(Records with drawing code)
★ ★ ★ ★ ★
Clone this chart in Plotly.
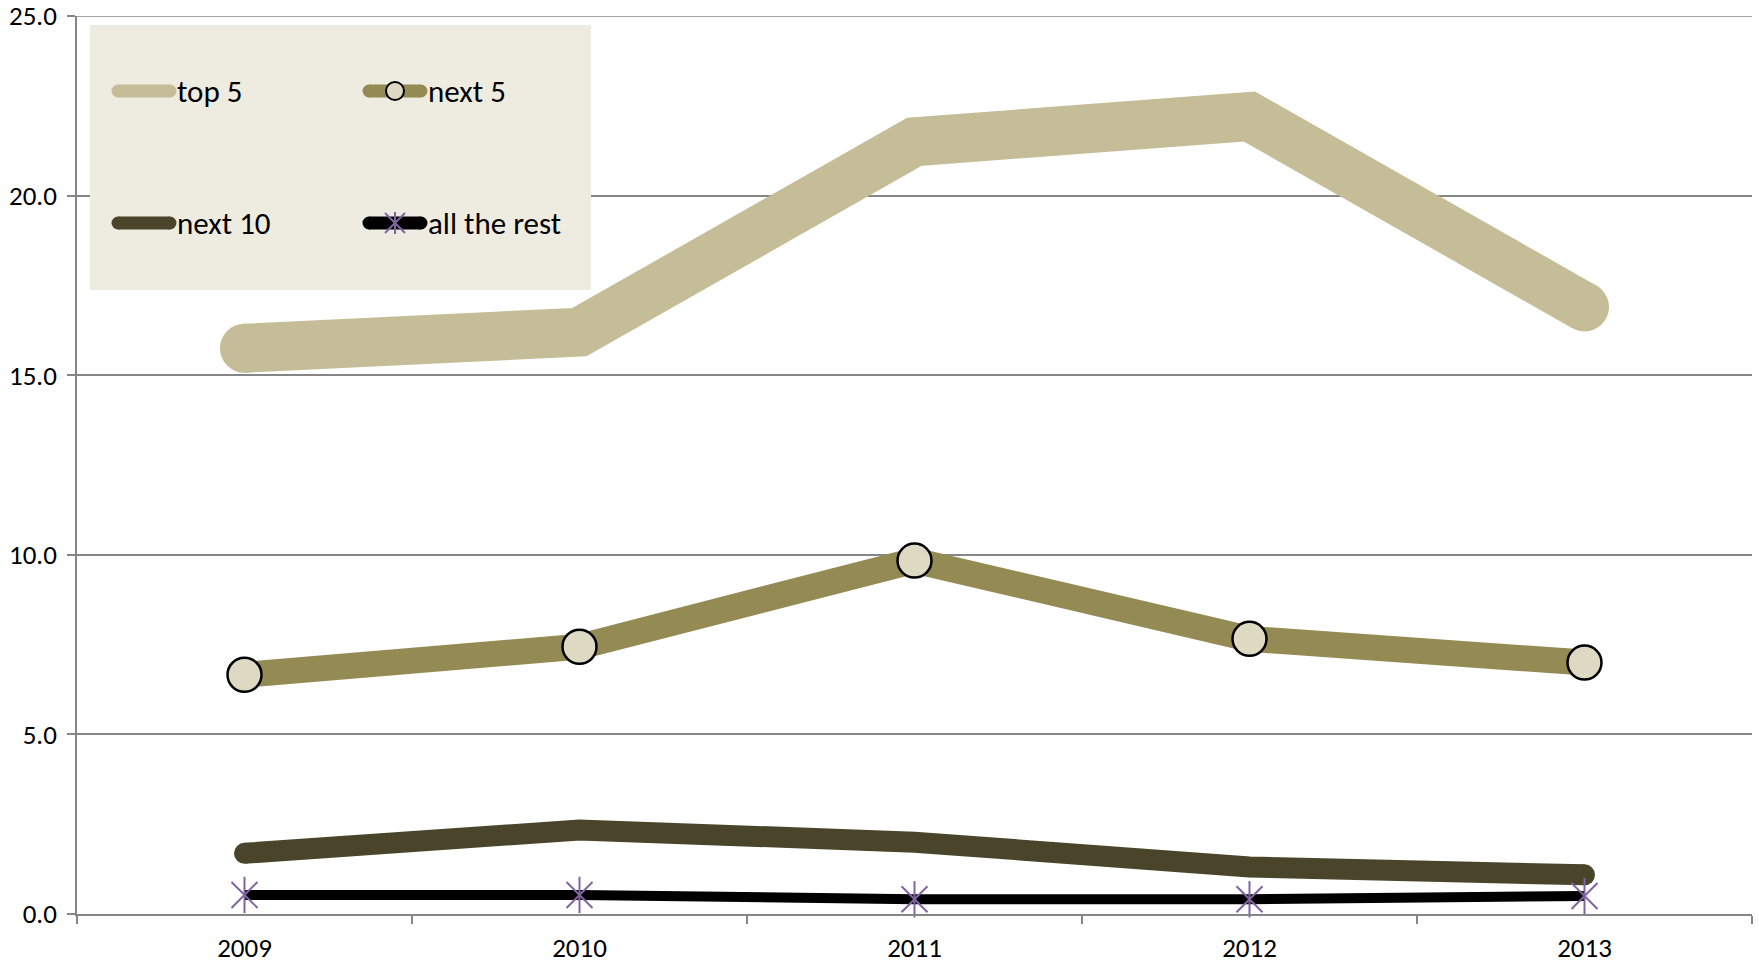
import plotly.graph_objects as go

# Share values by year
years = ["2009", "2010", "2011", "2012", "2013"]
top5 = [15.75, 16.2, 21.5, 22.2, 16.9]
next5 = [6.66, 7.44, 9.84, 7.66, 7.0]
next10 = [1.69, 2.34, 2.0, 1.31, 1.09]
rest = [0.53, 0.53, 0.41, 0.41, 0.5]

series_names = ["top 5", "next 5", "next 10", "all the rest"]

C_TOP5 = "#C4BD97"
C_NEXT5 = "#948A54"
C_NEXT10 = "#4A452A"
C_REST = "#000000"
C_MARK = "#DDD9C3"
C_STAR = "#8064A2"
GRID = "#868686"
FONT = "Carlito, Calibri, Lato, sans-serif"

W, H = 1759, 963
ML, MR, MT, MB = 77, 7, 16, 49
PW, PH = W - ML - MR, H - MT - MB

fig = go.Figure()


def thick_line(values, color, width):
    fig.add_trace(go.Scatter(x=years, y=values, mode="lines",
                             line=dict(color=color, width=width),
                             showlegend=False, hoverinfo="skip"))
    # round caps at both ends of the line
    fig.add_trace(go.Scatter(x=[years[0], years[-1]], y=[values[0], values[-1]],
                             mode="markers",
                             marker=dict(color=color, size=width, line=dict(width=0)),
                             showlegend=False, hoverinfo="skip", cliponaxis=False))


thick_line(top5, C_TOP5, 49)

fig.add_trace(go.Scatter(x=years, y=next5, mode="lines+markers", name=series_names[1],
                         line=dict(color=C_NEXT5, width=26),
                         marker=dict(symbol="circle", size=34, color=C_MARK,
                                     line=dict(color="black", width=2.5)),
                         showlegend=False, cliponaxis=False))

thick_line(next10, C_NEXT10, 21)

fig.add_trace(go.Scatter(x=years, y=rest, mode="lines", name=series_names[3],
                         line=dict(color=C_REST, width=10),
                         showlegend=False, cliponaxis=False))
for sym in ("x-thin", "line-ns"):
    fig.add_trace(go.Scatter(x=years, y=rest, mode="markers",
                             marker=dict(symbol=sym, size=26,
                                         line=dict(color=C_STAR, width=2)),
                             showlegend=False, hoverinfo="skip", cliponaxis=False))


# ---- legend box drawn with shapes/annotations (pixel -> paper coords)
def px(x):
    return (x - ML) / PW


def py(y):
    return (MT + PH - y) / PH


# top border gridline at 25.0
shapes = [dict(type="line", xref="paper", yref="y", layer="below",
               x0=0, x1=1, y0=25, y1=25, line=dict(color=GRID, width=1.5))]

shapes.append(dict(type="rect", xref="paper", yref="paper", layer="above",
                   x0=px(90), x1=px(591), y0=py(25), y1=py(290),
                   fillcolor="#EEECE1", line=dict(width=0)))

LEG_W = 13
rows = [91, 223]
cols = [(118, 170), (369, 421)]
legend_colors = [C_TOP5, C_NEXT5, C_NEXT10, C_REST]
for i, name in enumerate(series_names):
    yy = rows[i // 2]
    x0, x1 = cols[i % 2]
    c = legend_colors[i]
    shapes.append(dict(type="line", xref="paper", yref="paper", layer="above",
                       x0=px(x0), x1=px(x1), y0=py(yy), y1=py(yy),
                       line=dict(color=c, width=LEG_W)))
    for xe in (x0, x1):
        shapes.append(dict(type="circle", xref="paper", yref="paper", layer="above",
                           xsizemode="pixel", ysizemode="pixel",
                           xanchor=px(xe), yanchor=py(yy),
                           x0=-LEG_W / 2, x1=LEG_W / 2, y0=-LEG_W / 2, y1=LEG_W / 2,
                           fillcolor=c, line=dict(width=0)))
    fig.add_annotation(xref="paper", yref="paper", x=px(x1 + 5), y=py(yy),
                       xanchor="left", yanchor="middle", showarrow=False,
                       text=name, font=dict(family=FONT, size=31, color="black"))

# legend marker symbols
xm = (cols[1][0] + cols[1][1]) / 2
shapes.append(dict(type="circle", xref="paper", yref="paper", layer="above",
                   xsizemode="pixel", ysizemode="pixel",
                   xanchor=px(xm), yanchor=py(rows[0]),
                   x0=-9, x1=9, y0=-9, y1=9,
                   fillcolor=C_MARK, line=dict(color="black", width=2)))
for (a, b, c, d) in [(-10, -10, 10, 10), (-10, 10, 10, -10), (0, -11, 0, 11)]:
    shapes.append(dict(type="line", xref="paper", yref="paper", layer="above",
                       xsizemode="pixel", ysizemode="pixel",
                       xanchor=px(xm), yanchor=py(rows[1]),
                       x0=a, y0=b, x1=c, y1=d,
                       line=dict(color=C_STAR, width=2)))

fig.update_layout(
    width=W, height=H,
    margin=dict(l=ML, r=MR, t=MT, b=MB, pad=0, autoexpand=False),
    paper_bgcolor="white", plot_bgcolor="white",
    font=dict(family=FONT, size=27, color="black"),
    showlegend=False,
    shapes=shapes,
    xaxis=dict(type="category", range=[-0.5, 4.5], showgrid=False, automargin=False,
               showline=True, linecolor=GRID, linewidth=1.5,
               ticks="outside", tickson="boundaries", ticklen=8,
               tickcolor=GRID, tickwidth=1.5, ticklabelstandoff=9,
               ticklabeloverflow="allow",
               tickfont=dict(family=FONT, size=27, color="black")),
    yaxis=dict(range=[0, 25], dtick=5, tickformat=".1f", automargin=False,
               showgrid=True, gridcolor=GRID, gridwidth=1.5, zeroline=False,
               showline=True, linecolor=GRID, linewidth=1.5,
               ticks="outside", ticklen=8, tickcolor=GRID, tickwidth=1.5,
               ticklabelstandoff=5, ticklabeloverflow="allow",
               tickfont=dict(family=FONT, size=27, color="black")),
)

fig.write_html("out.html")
★ ★ ★ ★ ★
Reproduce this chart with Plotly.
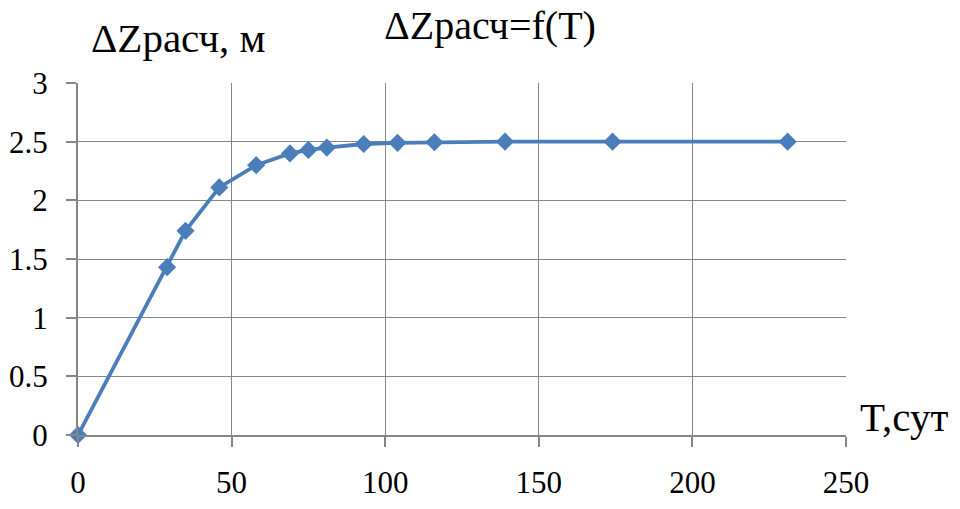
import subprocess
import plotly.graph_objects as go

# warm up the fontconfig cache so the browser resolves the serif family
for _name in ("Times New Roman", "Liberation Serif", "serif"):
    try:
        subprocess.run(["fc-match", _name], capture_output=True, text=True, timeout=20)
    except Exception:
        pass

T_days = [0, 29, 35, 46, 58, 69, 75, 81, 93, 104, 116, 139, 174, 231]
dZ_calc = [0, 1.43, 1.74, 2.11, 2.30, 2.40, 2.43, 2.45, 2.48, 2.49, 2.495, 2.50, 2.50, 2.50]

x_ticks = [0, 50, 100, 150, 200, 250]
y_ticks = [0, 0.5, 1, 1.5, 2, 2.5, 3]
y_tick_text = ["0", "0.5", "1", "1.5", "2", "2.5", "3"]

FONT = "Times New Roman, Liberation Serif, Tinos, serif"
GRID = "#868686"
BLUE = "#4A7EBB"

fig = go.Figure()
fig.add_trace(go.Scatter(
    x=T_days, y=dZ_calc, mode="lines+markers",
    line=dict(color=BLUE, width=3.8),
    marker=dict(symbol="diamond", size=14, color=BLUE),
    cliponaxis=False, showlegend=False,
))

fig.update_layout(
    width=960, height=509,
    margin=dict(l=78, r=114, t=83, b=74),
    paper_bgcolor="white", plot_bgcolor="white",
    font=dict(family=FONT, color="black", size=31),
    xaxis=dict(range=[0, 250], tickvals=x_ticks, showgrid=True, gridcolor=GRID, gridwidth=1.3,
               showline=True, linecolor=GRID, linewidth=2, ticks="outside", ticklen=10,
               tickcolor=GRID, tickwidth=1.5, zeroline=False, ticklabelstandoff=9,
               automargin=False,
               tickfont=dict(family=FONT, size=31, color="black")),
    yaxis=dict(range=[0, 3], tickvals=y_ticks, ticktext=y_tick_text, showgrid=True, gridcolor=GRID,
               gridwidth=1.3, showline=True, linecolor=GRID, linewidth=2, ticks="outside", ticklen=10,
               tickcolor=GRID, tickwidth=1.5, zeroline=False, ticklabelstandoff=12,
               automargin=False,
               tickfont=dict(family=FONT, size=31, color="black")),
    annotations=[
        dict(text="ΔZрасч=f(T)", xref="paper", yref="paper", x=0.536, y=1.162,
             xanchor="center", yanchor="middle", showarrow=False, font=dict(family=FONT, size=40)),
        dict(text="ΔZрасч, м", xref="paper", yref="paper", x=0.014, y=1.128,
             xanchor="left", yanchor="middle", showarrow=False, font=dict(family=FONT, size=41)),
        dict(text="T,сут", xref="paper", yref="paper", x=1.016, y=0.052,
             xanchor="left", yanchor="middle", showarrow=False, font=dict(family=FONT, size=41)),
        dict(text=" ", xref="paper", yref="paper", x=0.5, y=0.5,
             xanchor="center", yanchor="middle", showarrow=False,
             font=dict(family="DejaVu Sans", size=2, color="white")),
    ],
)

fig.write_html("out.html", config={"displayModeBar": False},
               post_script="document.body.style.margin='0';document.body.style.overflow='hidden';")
★ ★ ★ ★ ★
# Given problem:
Leave the pictures out, and transcribe exactly the lines above starting at the one that contains "Clone this chart in Plotly." and ending at the one that contains "rest = [0.53, 0.53, 0.41, 0.41, 0.5]".

# Exercise response:
Clone this chart in Plotly.
import plotly.graph_objects as go

# Share values by year
years = ["2009", "2010", "2011", "2012", "2013"]
top5 = [15.75, 16.2, 21.5, 22.2, 16.9]
next5 = [6.66, 7.44, 9.84, 7.66, 7.0]
next10 = [1.69, 2.34, 2.0, 1.31, 1.09]
rest = [0.53, 0.53, 0.41, 0.41, 0.5]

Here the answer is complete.